Thursday, December 6, 2012

American Unemployment and the Influx of Burmese Factory Workers in My Hometown.

American Unemployment and the Influx of Burmese Factory Workers in My Hometown.

I grew up in Logansport, Indiana – a town that at one time revolved around the railroads, the Wabash and Erie Canal and was settled at the confluence of two rivers – the Eel and the Wabash.  It is not on a direct road to or from any major population center; yet, the Tyson Foods facility there employs more than 400 Burmese workers.

Many of the Tyson workers first moved to Ft. Wayne to work in the Vera Bradley factory. Many were granted refugee status because of the oppression of the Myanmar regime. The refugees took manufacturing jobs that American workers refused to accept because of the pay scale and benefits.  When Vera Bradley moved manufacturing overseas, many of the Burmese workers took jobs with Tyson and began commuting.

According to my parents who have toured the facility, the Tyson operation is state of the art.

From my perspective the question that begs answering is this-why should American factory workers receive unemployment benefits when there are manufacturing jobs available that comply with federal wage laws? Why was it necessary to relocate Burmese refugees to the heartland of America to work in U.S. factories? If a Burmese refugee can afford to commute the 160 miles round trip from Ft. Wayne to Logansport, why should a local receive unemployment benefits rather than take a job at the nonunion Tyson plant?

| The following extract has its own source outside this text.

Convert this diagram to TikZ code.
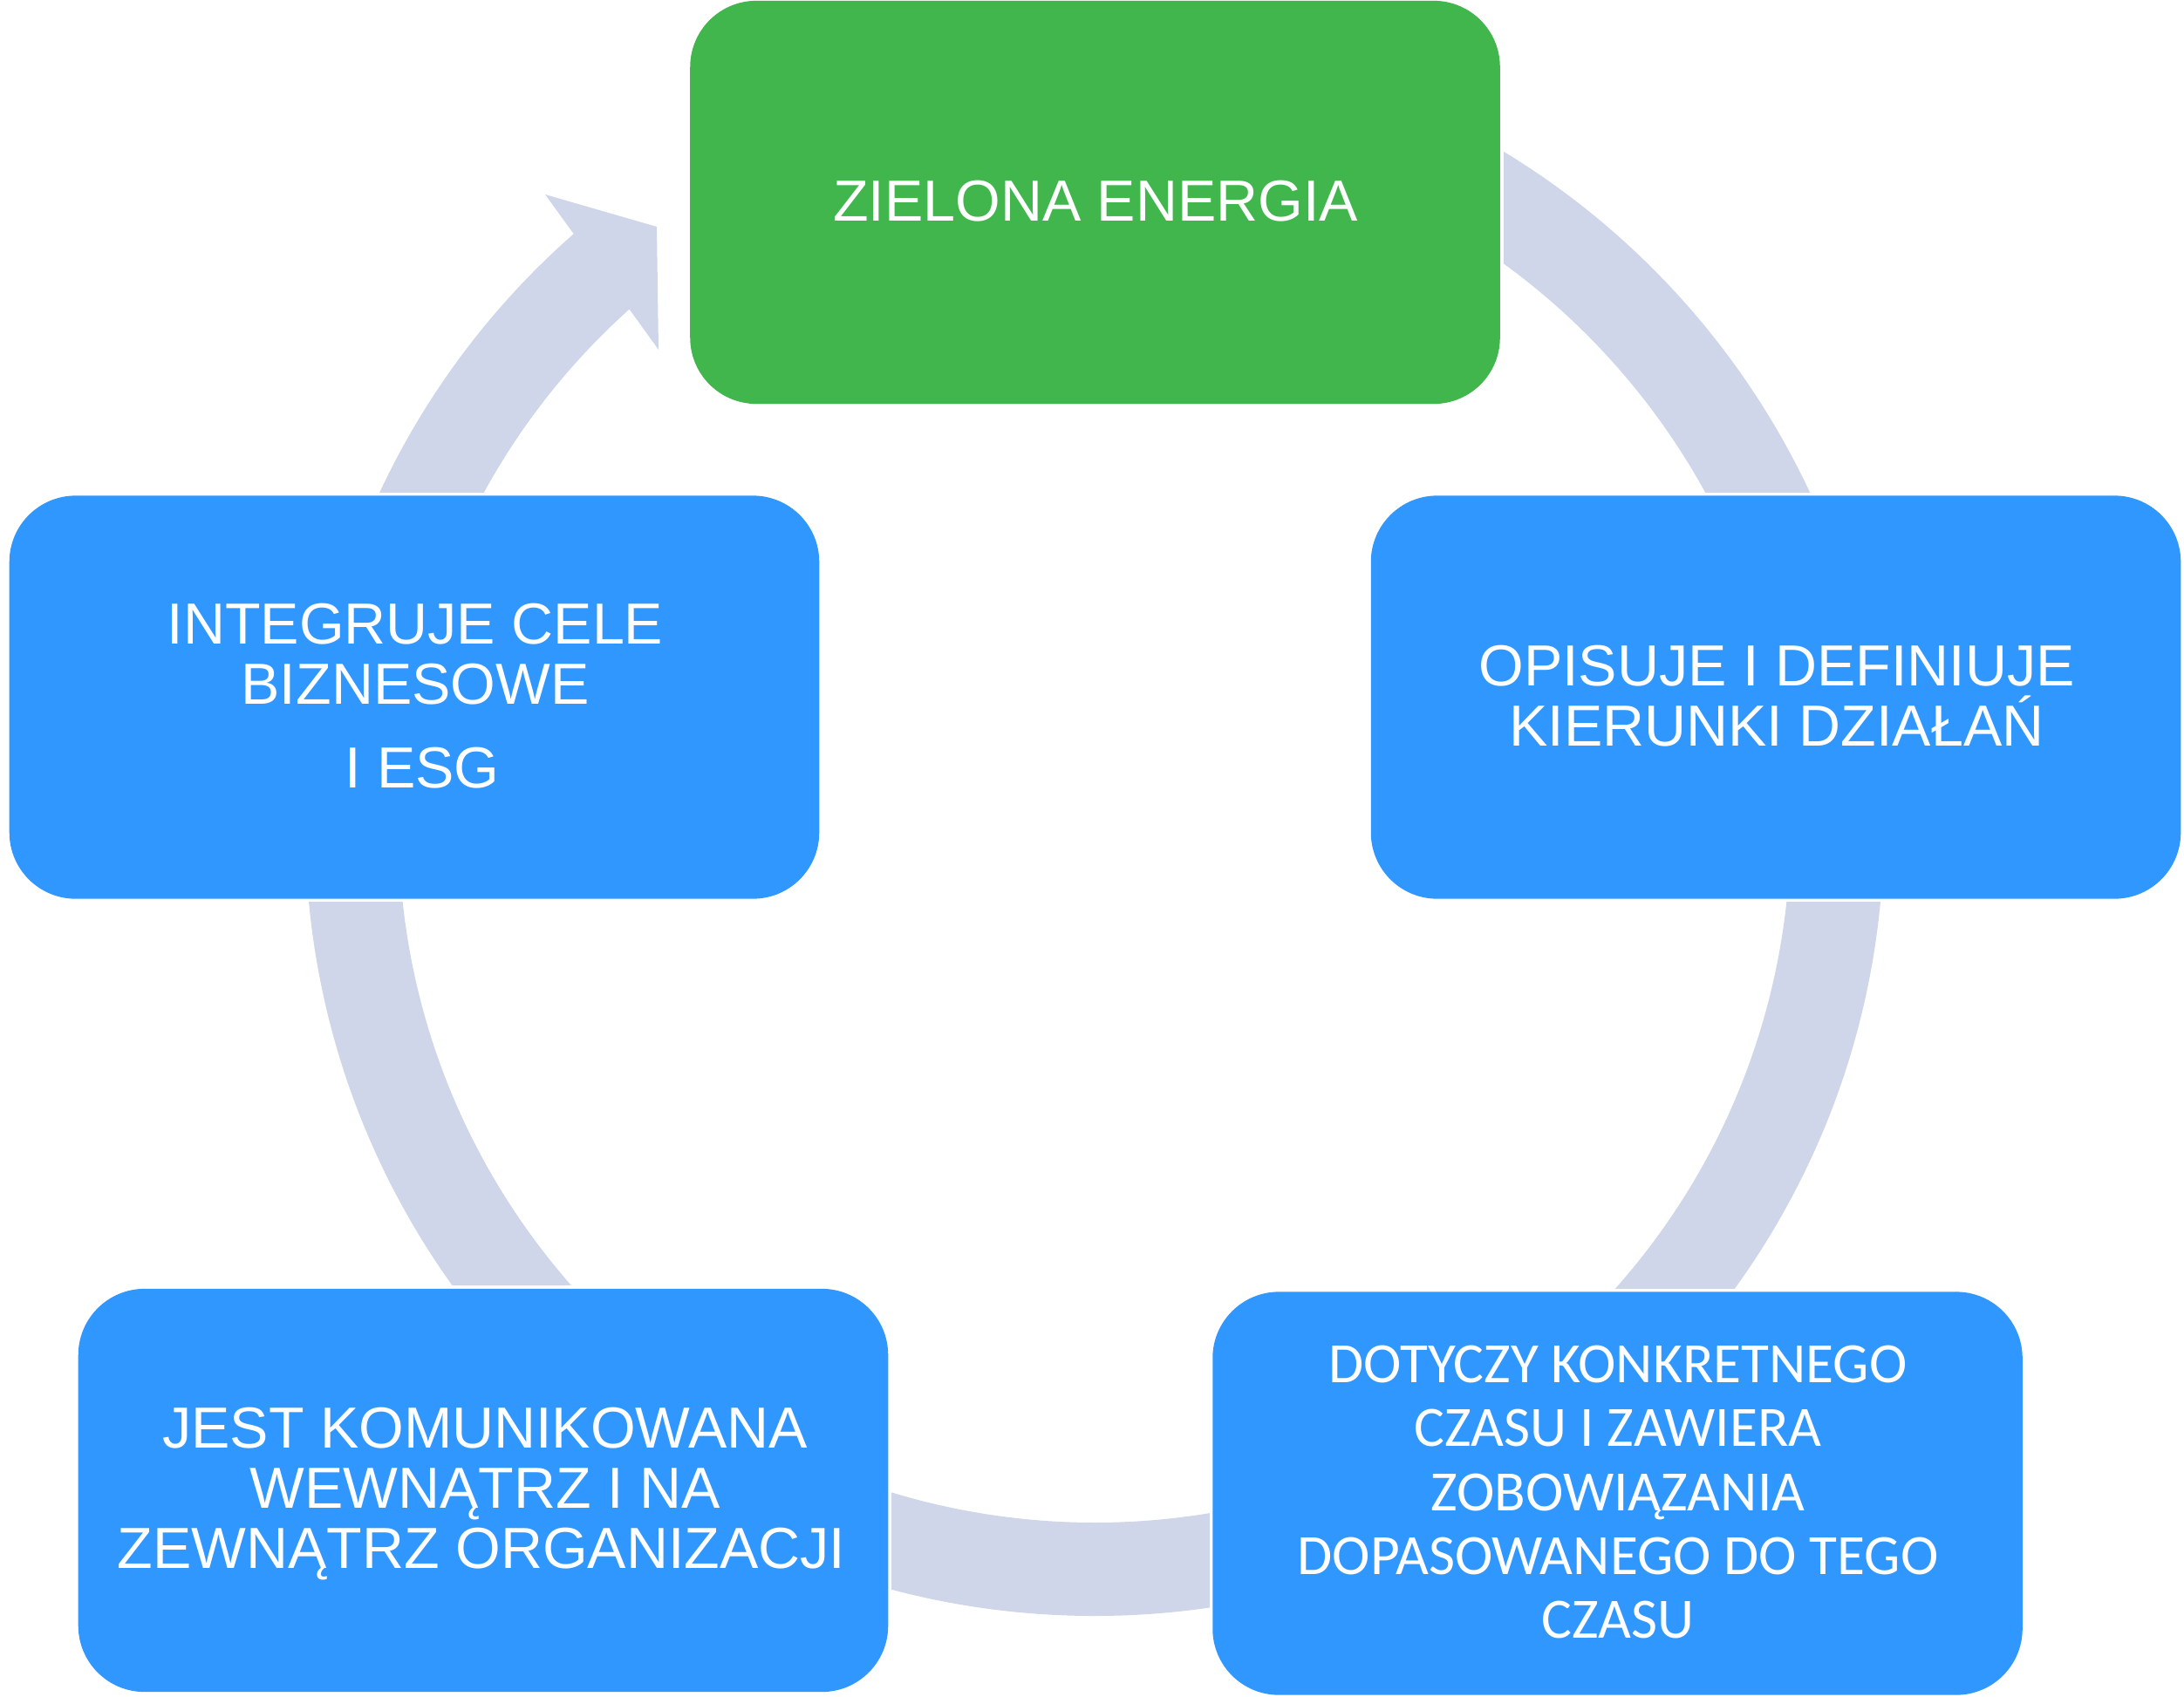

Yes, Indiana is a Right To Work State. I currently live in Virginia, another Right To Work State. The biggest difficulty in extending the Washington, DC  Metro rail service to Dulles Airport from DC has been the Commonwealth of Virginia insisting that its Right To Work laws supersede any union favoritism in the contracts involving DC companies. 

Nobody should be forced to join a union to work. And companies should not be forced to hire union labor – which inflates wages and benefits to the level that the US cannot compete internationally. And it is really the solid gold benefits that inflate the costs including the onerous hoops one must jump through to fire someone who is not productive. 

Apparently the Burmese, many of whom lived in refugee camps in utter destitution,  still see America as the Promise Land, where those who start at the bottom and work hard can ultimately succeed. They are willing to work for a fair wage.

And alternatively, if the US quit importing workers to perform work US citizens refused to do, companies would have to improve wages and benefits to stay in business.

It is a conundrum. But in my humble opinion, it would seem that Congress should concentrate more on allowing market forces & tariffs imposed for moving jobs overseas and for importing foreign labor to change American manufacturing rather than pandering to those looking to immigration reform.

We do not need more cheap labor. We need to keep the labor force in America employed by changing how we do business. Stop importing foreign workers. Tax companies on any imports for goods manufactured overseas. And eliminate the stranglehold that corrupt unions have in those states that have not adopted Right To Work Laws.

Bravo – it appears Michigan may be next in line to pass this legislation that is vital to making America work.

1 comment:

  1. That's a good point about the union. Why is it that people are kicking and screaming about the golden parachutes of the CEOs? Why isn't anyone questioning the pensions of the unions, which is sucking these companies dry?

    Unions have their place as do CEOs. However, whenever either (or both) get out of balance or too greedy, then it's the overall company that looses.